PSALM 44
To the chief musician of the sons of Korah, giving instruction.
It is uncertain who was the author of this psalm; but it is clearly manifest that it was composed rather by any other person than by David. The complaints and lamentations which it contains may be appropriately referred to that miserable and calamitous period in which the outrageous tyranny of Antiochus destroyed and wasted every thing. [129] Some, indeed, may be disposed to apply it more generally; for after the return of the Jews from the captivity of Babylon, they were scarcely ever free from severe afflictions. Such a view, doubtless, would not be applicable to the time of David, under whose reign the Church enjoyed prosperity, It may be, too, that during the time of their captivity in Babylon, some one of the prophets composed this complaint in name of all the people. It is, however, at the same time to be observed, that the state of the Church, such as it was to be after the appearance of Christ, is here described. Paul, in Romans 8:36, as we shall afterwards see in its proper place, did not understand this psalm as a description of the state of the Church in one age only, but he warns us, that Christians are appointed to the same afflictions, and should not expect that their condition on earth, even to the end of the world, will be different from what God has made known to us, as it were by way of example, in the case of the Jews after their return from captivity.

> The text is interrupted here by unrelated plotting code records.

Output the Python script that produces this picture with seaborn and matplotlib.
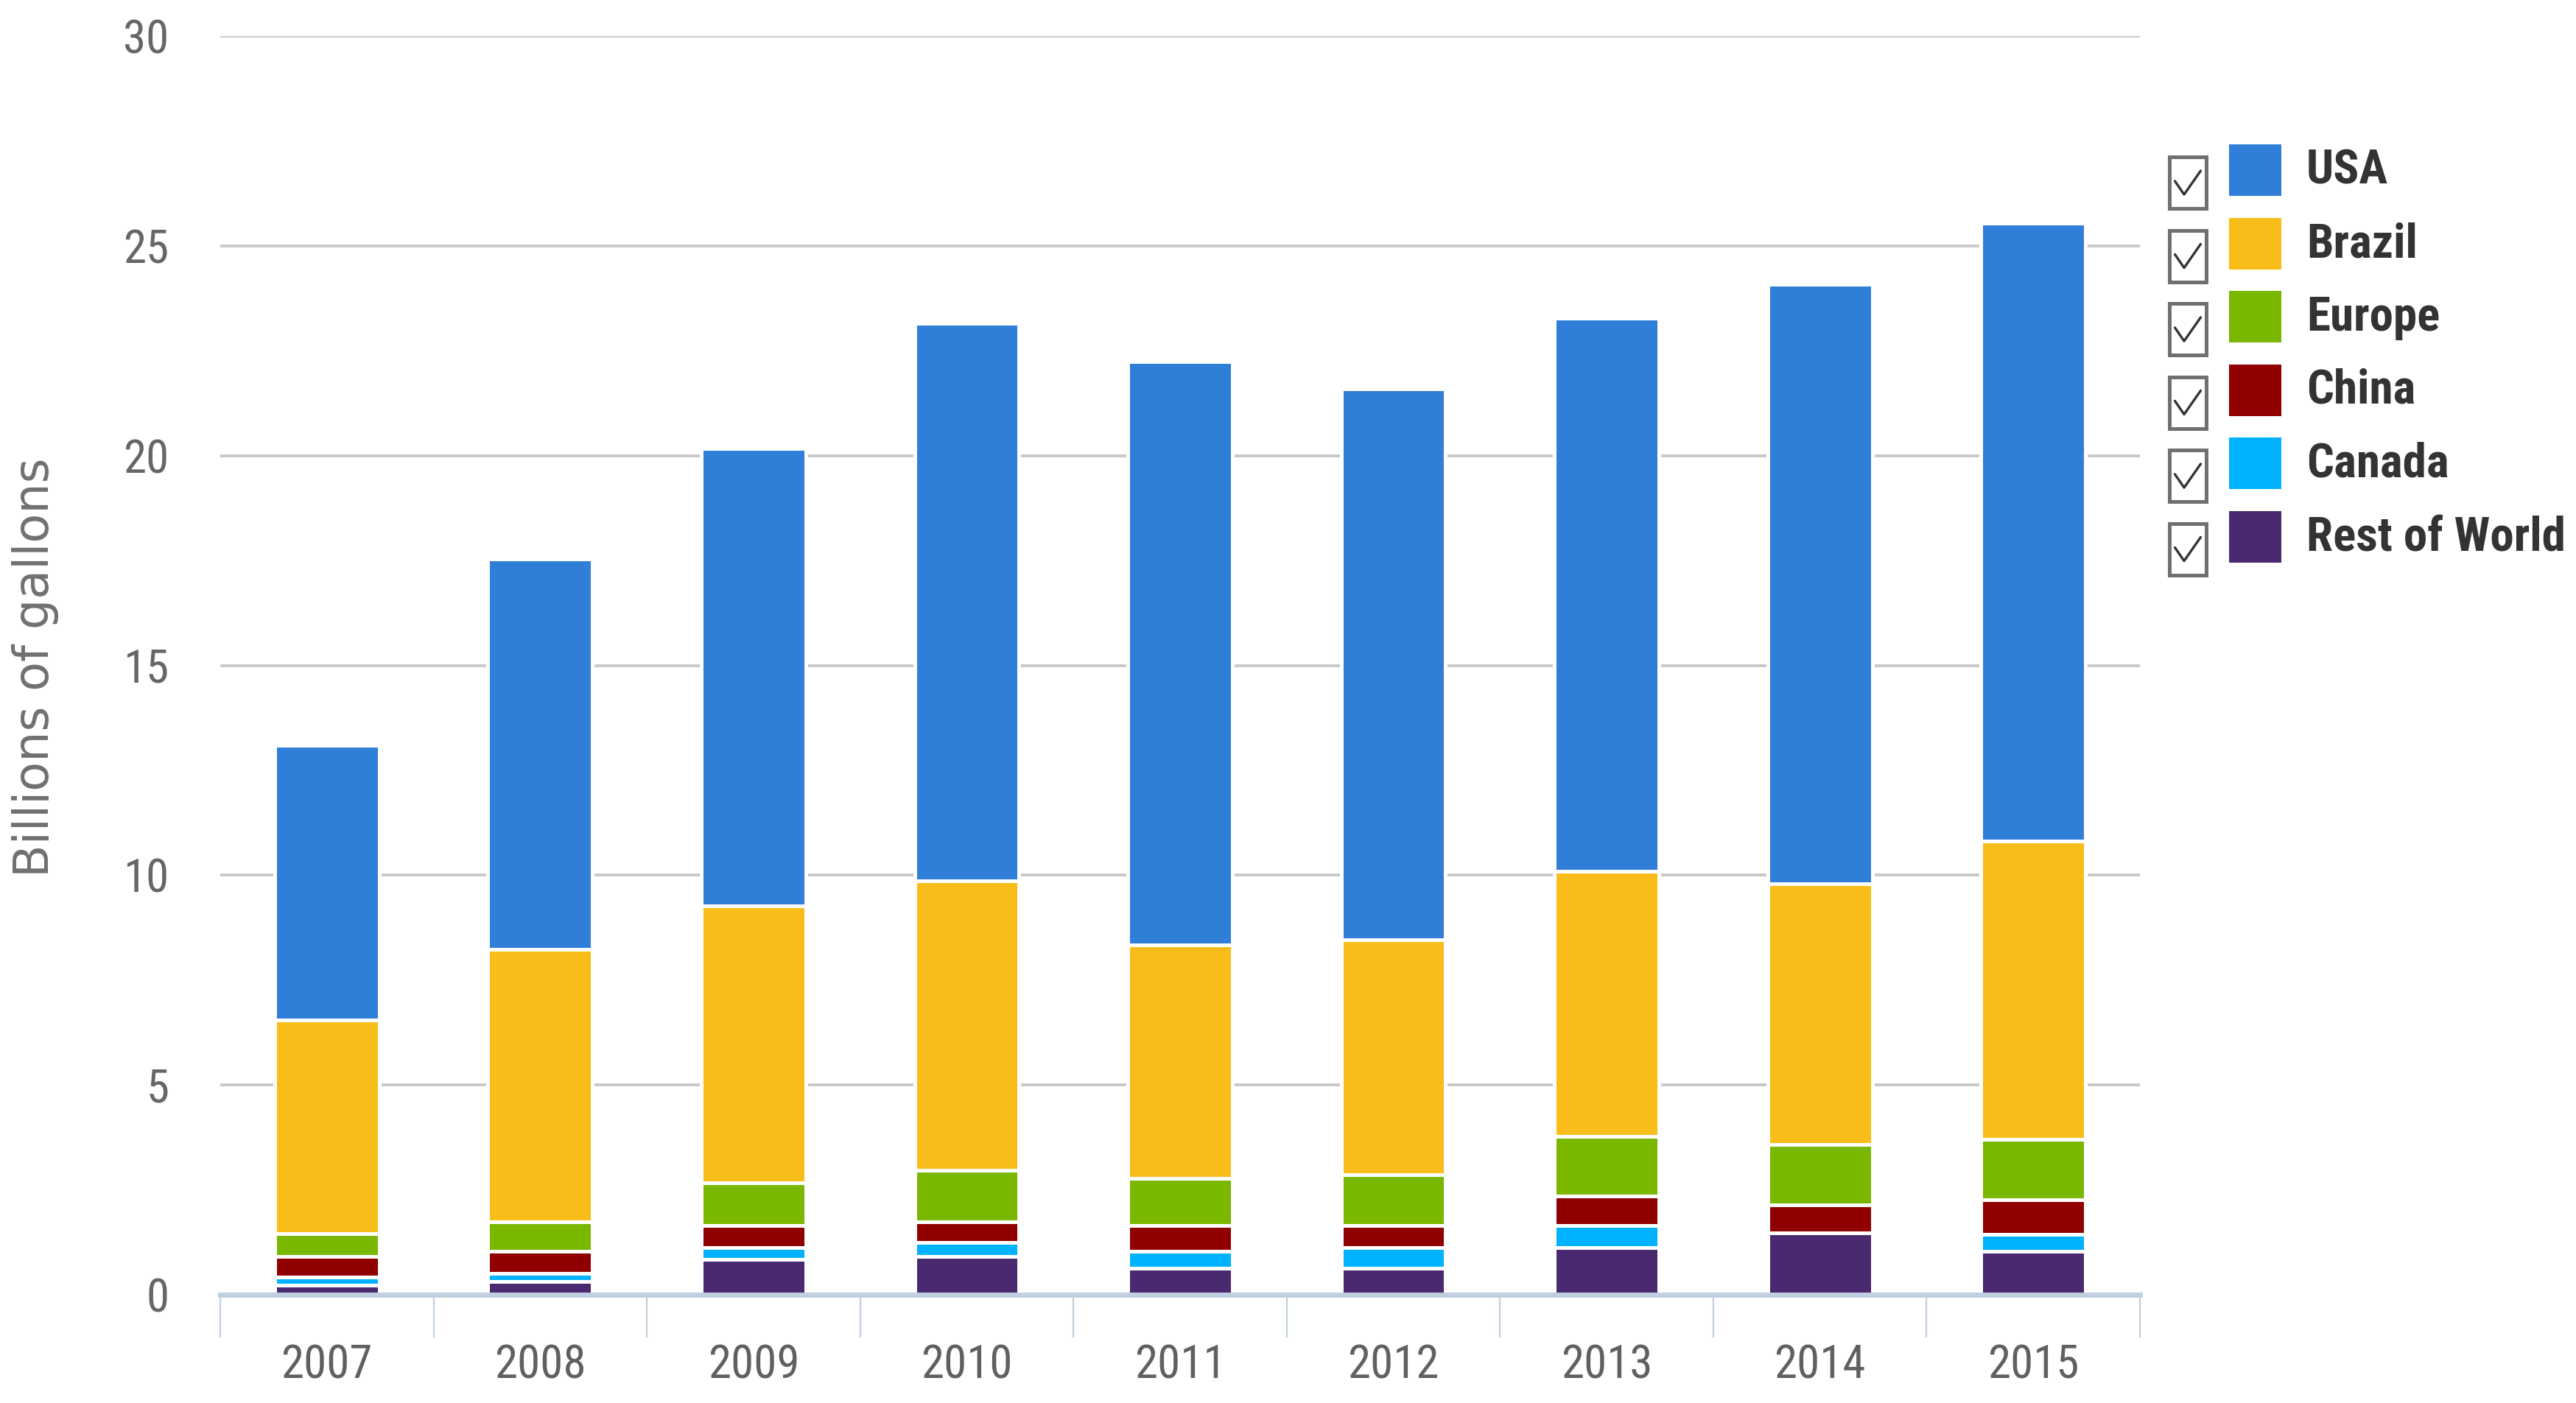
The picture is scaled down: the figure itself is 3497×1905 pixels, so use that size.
import numpy as np
import pandas as pd
import seaborn as sns
import matplotlib.pyplot as plt
import matplotlib.font_manager as fm
from matplotlib.patches import Rectangle
from matplotlib.lines import Line2D

years = ['2007', '2008', '2009', '2010', '2011', '2012', '2013', '2014', '2015']

# billions of gallons
usa = [6.55, 9.3, 10.9, 13.3, 13.9, 13.14, 13.17, 14.3, 14.73]
brazil = [5.1, 6.5, 6.6, 6.9, 5.57, 5.59, 6.32, 6.21, 7.11]
europe = [0.53, 0.7, 1.02, 1.22, 1.12, 1.22, 1.42, 1.43, 1.44]
china = [0.5, 0.53, 0.52, 0.49, 0.61, 0.52, 0.71, 0.68, 0.82]
canada = [0.2, 0.2, 0.29, 0.33, 0.41, 0.5, 0.52, 0.0, 0.4]
rest_of_world = [0.22, 0.31, 0.84, 0.92, 0.63, 0.63, 1.13, 1.47, 1.04]

regions = ['USA', 'Brazil', 'Europe', 'China', 'Canada', 'Rest of World']
colors = ['#2f7ed8', '#f9bd19', '#7ab800', '#910000', '#00b2ff', '#492970']

y_ticks = [0, 5, 10, 15, 20, 25, 30]

W, H = 3498, 1905


def narrow_font(bold=False):
    # look for a condensed face among the installed fonts
    prefs = ['liberation sans narrow', 'roboto condensed', 'open sans condensed',
             'noto sans condensed', 'dejavu sans condensed', 'condensed', 'narrow']
    best, best_rank = None, 99
    for f in fm.fontManager.ttflist:
        key = (f.name + ' ' + f.fname).lower().replace('-', ' ').replace('_', ' ')
        if 'italic' in key or 'oblique' in key or f.style != 'normal':
            continue
        is_bold = f.weight in ('bold', 700) or 'bold' in key
        if is_bold != bold:
            continue
        if 'semi' in key or 'extra' in key or 'light' in key or 'medium' in key:
            continue
        for rank, p in enumerate(prefs):
            if p in key and rank < best_rank:
                best, best_rank = f.fname, rank
    if best is None:
        return fm.FontProperties(family='DejaVu Sans',
                                 weight='bold' if bold else 'normal')
    return fm.FontProperties(fname=best)


sns.set_theme(
    style='white',
    rc={
        'figure.dpi': 200,
        'savefig.dpi': 200,
        'axes.edgecolor': '#c0d0e0',
    }
)
plt.rcParams['font.family'] = ['DejaVu Sans']

narrow = narrow_font()
narrow_bold = narrow_font(bold=True)

df = pd.DataFrame({
    'year': years,
    'USA': usa,
    'Brazil': brazil,
    'Europe': europe,
    'China': china,
    'Canada': canada,
    'Rest of World': rest_of_world,
})

fig = plt.figure(figsize=(W / 200, H / 200))
ax = fig.add_axes([299 / W, 1 - 1758 / H, (2905 - 299) / W, (1758 - 49) / H])

# stacked bars: draw running totals from the top segment down
for i, region in enumerate(regions):
    top = df[regions[i:]].sum(axis=1)
    sns.barplot(
        x=df['year'], y=top, color=colors[i], saturation=1,
        width=0.49, edgecolor='white', linewidth=1.8, ax=ax, zorder=3
    )

ax.set_xlim(-0.5, len(years) - 0.5)
ax.set_ylim(0, 30)
ax.set_xlabel('')
ax.set_ylabel('')

ax.set_yticks(y_ticks)
ax.set_yticklabels([str(t) for t in y_ticks])
ax.yaxis.grid(True, color='#c8c8c8', linewidth=1.4, zorder=0)
ax.set_axisbelow(True)
ax.tick_params(axis='y', length=0, pad=25, labelcolor='#666666')

ax.set_xticks(range(len(years)))
ax.set_xticklabels(years)
ax.set_xticks(np.arange(-0.5, len(years), 1.0), minor=True)
ax.tick_params(axis='x', which='major', length=0, pad=24, labelcolor='#606060')
ax.tick_params(axis='x', which='minor', length=21, width=0.8,
               color='#c0d0e0', direction='out', bottom=True)

for lab in ax.get_xticklabels() + ax.get_yticklabels():
    lab.set_fontproperties(narrow)
    lab.set_fontsize(22.7)

for side in ['left', 'top', 'right']:
    ax.spines[side].set_visible(False)
ax.spines['bottom'].set_linewidth(2.5)
ax.spines['bottom'].set_color('#c0d0e0')
ax.spines['bottom'].set_zorder(4)

fig.text(48 / W, 1 - 906 / H, 'Billions of gallons', rotation=90,
         ha='center', va='center', fontsize=23.5, color='#707070',
         family='DejaVu Sans')

# legend with checkboxes
row_gap = 99.5
for i, region in enumerate(regions):
    y0 = 196 + i * row_gap
    # checkbox
    bx, by, bw, bh = 2945, y0 + 17, 50, 70
    fig.add_artist(Rectangle(
        (bx / W, 1 - (by + bh) / H), bw / W, bh / H,
        transform=fig.transFigure, facecolor='white',
        edgecolor='#707070', linewidth=1.8
    ))
    cx = [bx + 0.15 * bw, bx + 0.40 * bw, bx + 0.85 * bw]
    cy = [by + 0.47 * bh, by + 0.73 * bh, by + 0.27 * bh]
    fig.add_artist(Line2D(
        [x / W for x in cx], [1 - y / H for y in cy],
        transform=fig.transFigure, color='#333333', linewidth=1.2
    ))
    # colour swatch
    fig.add_artist(Rectangle(
        (3026 / W, 1 - (y0 + 70) / H), 71 / W, 70 / H,
        transform=fig.transFigure, facecolor=colors[i], edgecolor='none'
    ))
    t = fig.text(3131 / W, 1 - (y0 + 36) / H, region, ha='left', va='center',
                 color='#333333', fontproperties=narrow_bold)
    t.set_fontsize(23.4)

plt.savefig('out.png', dpi=200, facecolor='white')
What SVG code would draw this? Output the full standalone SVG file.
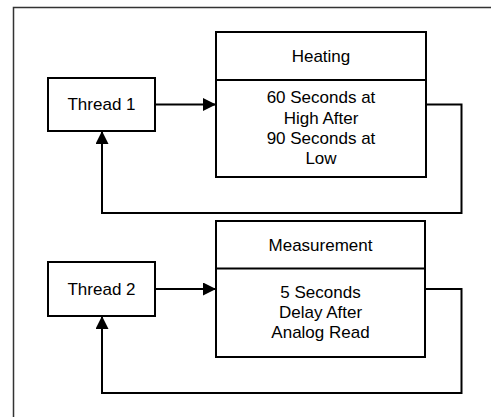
<svg xmlns="http://www.w3.org/2000/svg" width="491" height="417" viewBox="0 0 491 417">
<defs>
<marker id="ah" markerUnits="userSpaceOnUse" markerWidth="13" markerHeight="13" viewBox="0 0 13 13" refX="13" refY="6.5" orient="auto">
<path d="M0,0 L13,6.5 L0,13 Z" fill="#000"/>
</marker>
<style>
.box{fill:#fff;stroke:#000;stroke-width:2}
.frame{fill:none;stroke:#333;stroke-width:1.5}
.conn{fill:none;stroke:#000;stroke-width:2}
text{font-family:"Liberation Sans",Arial,sans-serif;font-size:17px;fill:#000;text-anchor:middle}
</style>
</defs>
<rect width="491" height="417" fill="#fff"/>
<rect class="frame" x="13.5" y="7.5" width="490" height="420"/>
<g id="connectors">
<path class="conn" d="M155,104.5 H216" marker-end="url(#ah)"/>
<path class="conn" d="M426,104.5 H461.5 V213 H102 V131" marker-end="url(#ah)"/>
<path class="conn" d="M155,289 H216" marker-end="url(#ah)"/>
<path class="conn" d="M425,289 H461.5 V393 H102 V316" marker-end="url(#ah)"/>
</g>
<g id="thread1">
<rect class="box" x="48" y="78" width="107" height="53"/>
<text x="101.5" y="110">Thread 1</text>
</g>
<g id="heating">
<rect class="box" x="216" y="32" width="210" height="145"/>
<line class="conn" x1="216" y1="80" x2="426" y2="80"/>
<text x="321" y="61.5">Heating</text>
<text x="321" y="103.3">60 Seconds at</text>
<text x="321" y="123.6">High After</text>
<text x="321" y="143.9">90 Seconds at</text>
<text x="321" y="164.2">Low</text>
</g>
<g id="thread2">
<rect class="box" x="48" y="262" width="107" height="54"/>
<text x="101.5" y="295">Thread 2</text>
</g>
<g id="measurement">
<rect class="box" x="216" y="221" width="209" height="136"/>
<line class="conn" x1="216" y1="268.5" x2="425" y2="268.5"/>
<text x="320.5" y="250.7">Measurement</text>
<text x="320.5" y="297.7">5 Seconds</text>
<text x="320.5" y="317.7">Delay After</text>
<text x="320.5" y="337.7">Analog Read</text>
</g>
</svg>
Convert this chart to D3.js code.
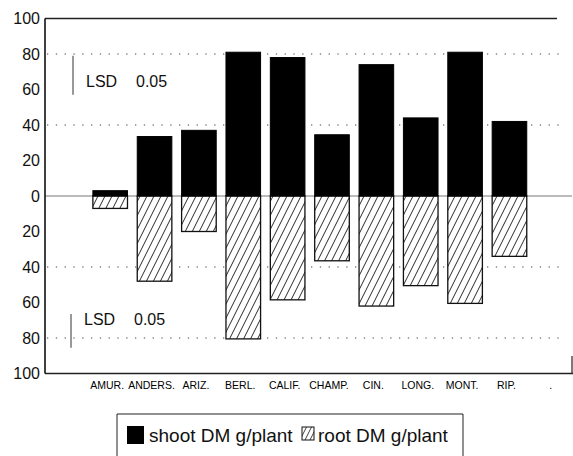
<!DOCTYPE html>
<html>
<head>
<meta charset="utf-8">
<script src="https://cdn.jsdelivr.net/npm/d3@7"></script>
<style>
  html, body { margin: 0; padding: 0; background: #fff; }
  svg { display: block; font-family: "Liberation Sans", Arial, sans-serif; }
</style>
</head>
<body>
<svg id="chart" width="573" height="456"></svg>
<script>
// ---- data ----
const categories = ["AMUR.", "ANDERS.", "ARIZ.", "BERL.", "CALIF.", "CHAMP.", "CIN.", "LONG.", "MONT.", "RIP.", "."];
const shootDM = [3, 33.5, 37, 81, 78, 34.5, 74, 44, 81, 42, null];
const rootDM  = [7, 48, 20, 80.5, 58.5, 36.5, 62, 50.5, 60.5, 34, null];
const yTickValues = [100, 80, 60, 40, 20, 0, -20, -40, -60, -80, -100];
const gridValues = [80, 40, -40, -80];
const seriesNames = ["shoot DM g/plant", "root DM g/plant"];
const lsdLabel = ["LSD", "0.05"];

const svg = d3.select("#chart");

const x = d3.scaleBand().domain(categories).range([88, 576]).paddingInner(0.22).paddingOuter(0.11);
const y = d3.scaleLinear().domain([-100, 100]).range([373.5, 18.5]);
const left = 45;

// hatch pattern
const defs = svg.append("defs");
const pat = defs.append("pattern").attr("id", "hatch").attr("patternUnits", "userSpaceOnUse")
  .attr("width", 7).attr("height", 14);
pat.append("rect").attr("width", 7).attr("height", 14).attr("fill", "#fff");
pat.append("path").attr("d", "M0,14 L7,0 M-1,2 L1,-2 M6,16 L8,12")
  .attr("stroke", "#111").attr("stroke-width", 0.9).attr("fill", "none");

const patS = defs.append("pattern").attr("id", "hatchS").attr("patternUnits", "userSpaceOnUse")
  .attr("width", 5).attr("height", 10);
patS.append("rect").attr("width", 5).attr("height", 10).attr("fill", "#fff");
patS.append("path").attr("d", "M0,10 L5,0 M-1,2 L1,-2 M4,12 L6,8")
  .attr("stroke", "#111").attr("stroke-width", 0.8).attr("fill", "none");

// gridlines
svg.append("g").selectAll("line").data(gridValues).join("line")
  .attr("x1", left + 2).attr("x2", 566)
  .attr("y1", d => y(d)).attr("y2", d => y(d))
  .attr("stroke", "#444").attr("stroke-width", 1).attr("stroke-dasharray", "1.3,7.5");

// zero line
svg.append("line").attr("x1", left).attr("x2", 572).attr("y1", y(0)).attr("y2", y(0))
  .attr("stroke", "#777").attr("stroke-width", 1);

// frame lines
svg.append("line").attr("x1", left).attr("x2", 557).attr("y1", y(100)).attr("y2", y(100))
  .attr("stroke", "#222").attr("stroke-width", 1.3);
svg.append("line").attr("x1", left).attr("x2", 573).attr("y1", y(-100)).attr("y2", y(-100))
  .attr("stroke", "#222").attr("stroke-width", 1.3);
svg.append("line").attr("x1", left).attr("x2", left).attr("y1", y(100)).attr("y2", y(-100))
  .attr("stroke", "#111").attr("stroke-width", 1.6);
svg.append("line").attr("x1", 572).attr("x2", 572).attr("y1", 356).attr("y2", y(-100))
  .attr("stroke", "#222").attr("stroke-width", 1.2);

// y labels
svg.append("g").selectAll("text").data(yTickValues).join("text")
  .attr("x", 40).attr("y", d => y(d)).attr("dy", "0.36em")
  .attr("text-anchor", "end").attr("font-size", 16).attr("fill", "#111")
  .text(d => Math.abs(d));

// bars
const idx = d3.range(categories.length).filter(i => shootDM[i] != null);
svg.append("g").selectAll("rect").data(idx).join("rect")
  .attr("x", i => x(categories[i])).attr("width", x.bandwidth())
  .attr("y", y(0)).attr("height", i => y(-rootDM[i]) - y(0))
  .attr("fill", "url(#hatch)").attr("stroke", "#111").attr("stroke-width", 1.3);
svg.append("g").selectAll("rect").data(idx).join("rect")
  .attr("x", i => x(categories[i])).attr("width", x.bandwidth())
  .attr("y", i => y(shootDM[i])).attr("height", i => y(0) - y(shootDM[i]))
  .attr("fill", "#000").attr("stroke", "#000").attr("stroke-width", 1);

// x labels
svg.append("g").selectAll("text").data(categories).join("text")
  .attr("x", d => x(d) + x.bandwidth() / 2 - 3).attr("y", 389)
  .attr("text-anchor", "middle").attr("font-size", 10.5).attr("fill", "#000")
  .text(d => d);

// LSD markers
const lsd = [{v: 68, h: 22, xl: 73, xt: 86, yb: 87}, {v: -76, h: 19, xl: 71, xt: 84, yb: 325}];
lsd.forEach(o => {
  svg.append("line").attr("x1", o.xl).attr("x2", o.xl)
    .attr("y1", y(o.v + o.h / 2)).attr("y2", y(o.v - o.h / 2))
    .attr("stroke", "#333").attr("stroke-width", 1);
  svg.append("text").attr("x", o.xt).attr("y", o.yb).attr("font-size", 16).attr("fill", "#111").text(lsdLabel[0]);
  svg.append("text").attr("x", o.xt + 50).attr("y", o.yb).attr("font-size", 16).attr("fill", "#111").text(lsdLabel[1]);
});

// legend
const lg = svg.append("g");
lg.append("path").attr("d", "M117,456 L117,414 L463,414 L463,456")
  .attr("fill", "none").attr("stroke", "#222").attr("stroke-width", 1);
lg.append("rect").attr("x", 127).attr("y", 426).attr("width", 17).attr("height", 18).attr("fill", "#000");
lg.append("text").attr("x", 149).attr("y", 442).attr("font-size", 19).attr("fill", "#111").text(seriesNames[0]);
lg.append("rect").attr("x", 302).attr("y", 427).attr("width", 12).attr("height", 13)
  .attr("fill", "url(#hatchS)").attr("stroke", "#111").attr("stroke-width", 1);
lg.append("text").attr("x", 318).attr("y", 442).attr("font-size", 19).attr("fill", "#111").text(seriesNames[1]);
</script>
</body>
</html>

Christ, it is true, afterwards appeared as the Redeemer of the Church. He did not however appear, that the flesh should luxuriate in ease upon the earth, but rather that we should wage war under the banner of the cross, until we are received into the rest of the heavenly kingdom. As to the meaning of the word mskyl, maskil, it has been already elsewhere explained. It is sometimes found in the inscription of psalms whose subject is cheerful; but it is more commonly used when the subject treated of is distressing; for it is a singular means of leading us to profit by the instruction of the Lord, when, by subduing the obduracy of our hearts, he brings us under his yoke.